You only know you're unstoppable in retrospect. When you're being stopped, the impediments are very real. You're scared. In an interview in his Ritz- Carlton suite, I asked Hailey, who is 70 and a sophisticated Englishman, to recapitulate the emotional details involved in his Stop Signs.

"When I went to school in Luton, England, in the '20s, the school system ended when you were 14. After that, schooling required fees. My father worked in a factory. There was no tuition money. So I applied for a scholarship. I wanted desperately to go on learning.

"I was one of the two finalists. The other person got the scholarship. One of the saddest days of my life was my last day at school.

"Anything to avoid working in a factory! My mother scraped some money together, and I studied shorthand and typing in a night school course. I went to work as a junior clerk in a real estate broker's office. Five shillings a week.

"Then disaster struck! I dropped a zero from a real estate broker's quote of a fee. The letter with the typing error went to London. Of course the other party immediately accepted the incorrect figure. It was low! The head of my firm spent a morning on the telephone getting out of that mess.

"Then he fired me.

"What a great blow. I was absolutely shattered. I went home and said: 'Mother, I've failed.' Failure is the abysmal feeling that you're at the end of the line. I even avoided the neighbors. I didn't want anybody to know that I'd lost the first job I'd ever had!

"I should have gone to the Labor Exchange. Maybe I'd have been eligible for unemployment insurance. But I never went because I thought they'd send me out for a factory job.

"My dream was to be a writer. I went to the local newspaper office to apply for a job. The personnel clerk said: 'But we don't take boys who have never been to high school.'

"You know something? I was never interested in algebra. I never cared to solve the puzzle of the mathematical x-factor. I always thought that the x- factor involved solving a story line and deciphering the mystery and complexity of the characters caught in the plot.

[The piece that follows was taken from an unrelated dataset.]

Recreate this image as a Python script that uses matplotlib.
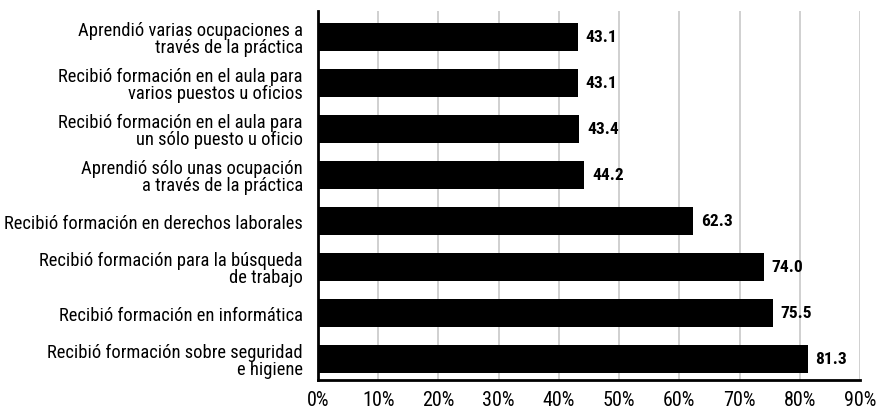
import matplotlib
matplotlib.use("Agg")
import matplotlib.pyplot as plt
from matplotlib.ticker import FuncFormatter

plt.rcParams['font.family'] = ['Roboto Condensed', 'DejaVu Sans']

categorias = [
    "Aprendió varias ocupaciones a\ntravés de la práctica",
    "Recibió formación en el aula para\nvarios puestos u oficios",
    "Recibió formación en el aula para\nun sólo puesto u oficio",
    "Aprendió sólo unas ocupación\na través de la práctica",
    "Recibió formación en derechos laborales",
    "Recibió formación para la búsqueda\nde trabajo",
    "Recibió formación en informática",
    "Recibió formación sobre seguridad\ne higiene",
]
porcentajes = [43.1, 43.1, 43.4, 44.2, 62.3, 74.0, 75.5, 81.3]
ticks_x = [0, 10, 20, 30, 40, 50, 60, 70, 80, 90]

fig = plt.figure(figsize=(8.8, 4.1), dpi=100)
ax = fig.add_axes([0.3614, 0.0707, 0.6159, 0.90])

pos = list(range(len(categorias)))
ax.barh(pos, porcentajes, height=0.61, color='black', zorder=3)

# etiquetas de valor a la derecha de cada barra
for y, v in zip(pos, porcentajes):
    ax.text(v + 1.3, y, f"{v:.1f}", va='center', ha='left',
            fontsize=12.5, fontweight='bold', zorder=4)

ax.set_xlim(0, 90)
ax.set_ylim(7.46, -0.565)
ax.set_xticks(ticks_x)
ax.xaxis.set_major_formatter(FuncFormatter(lambda v, p: f"{v:.0f}%"))
ax.set_yticks(pos)
ax.set_yticklabels(categorias, fontsize=13.3, linespacing=0.95,
                   multialignment='right')

ax.grid(axis='x', color='#c8c8c8', linewidth=1.2, zorder=0)
ax.tick_params(axis='y', length=0, pad=11)
ax.tick_params(axis='x', length=0, pad=7, labelsize=14.5)

for s in ['top', 'right']:
    ax.spines[s].set_visible(False)
ax.spines['left'].set_linewidth(2)
ax.spines['bottom'].set_linewidth(2)
ax.spines['left'].set_zorder(5)
ax.spines['bottom'].set_zorder(5)

fig.savefig("out.png", dpi=100)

"I held onto that dream for a long, long, long time."

When he was 19, Hailey enlisted in the Royal Air Force. It was a move that changed his self-image and opened up the idea that, after all, the impossible is sometimes possible.

"I always seemed to be struggling against not being formally educated. I wanted to be a pilot. But my absence of education was frequently pointed out. I did office work. Then Britain became desperate for pilots. Standards were lowered. Finally I was trained as a pilot.

"Then I became a flight lieutenant.

"The day I crossed the doorway into the officer's mess something wonderful happened. I was treated as an equal. No one questioned my educational background! Everyone assumed that I had a formal education. It was like crossing the threshold of myself.

"I didn't get carried away with conceit. But it was psychologically freeing. I felt inspired. Not only did I begin to write stories, I wrote poetry. I didn't know I could write poetry. When I read about prisoners of war being returned to Great Britain, lines like this just came to me:

'No lend lease in her cargo, no arms for a nation's store

Only some human driftwood, washed up by the tide of war.'

"I didn't make any money when I wrote poetry. It didn't matter. I was writing.

"After the war, I settled in Canada. I wrote advertising and promotional copy. I'm a capitalist at heart. I wanted to make more money. One day my wife said to me: 'Why don't you do what you've always wanted to do? Why don't you write books?'

"I got apprehensive. Could I really earn enough to live on? I knew I could get published occasionally. But that's different from writing a book.

"I gave up a sure thing to do an unsure thing. It was not just something I felt I wanted to do. It was a deep, compelling feeling. This was something that I had to do."

Often Hailey's characters are an amalgamation of real people in the industry in which his books are set. He does his research first-hand.

"When I interview people for my books, everything is totally off the record. I get people to trust me. I never violate a confidence. I never tell people where I've been, who I've seen or what other people have said.

"You take notes. You're forming an actual interview.

"I interview people for fictional purposes. Nothing is actual. I never take notes. I tell the people I interview: 'Anything you tell me will be shaped and changed. No one will ever guess who you are or the people or the situations you tell me about.'

"When I talk to people, I keep my hands in the open. Everything is one-on- one. They can see that I don't write anything down.

"When the interview is over -- usually within an hour -- I rush off to some private place, like the men's room, to write down everything I remember. I've done a lot of scribbling in places like that."

Hailey, who lives with his wife, Sheila, on Lyford Cay, the Bahamas, considered stopping writing -- but discovered anew that writing is his lifeline. What fascinates him is the constant pull between positive and negative forces.

"I find evil particularly interesting. Evil is destructive. Evil, in the form of a person or a body of persons, can produce murder.

"Adversarial evil is more interesting than good and bland. Everyone's life is involved in a conflict between good and evil. Even Jesus.

"The very center of the Christian religion is the crucifixion of Christ. What could be more adversarial than that?"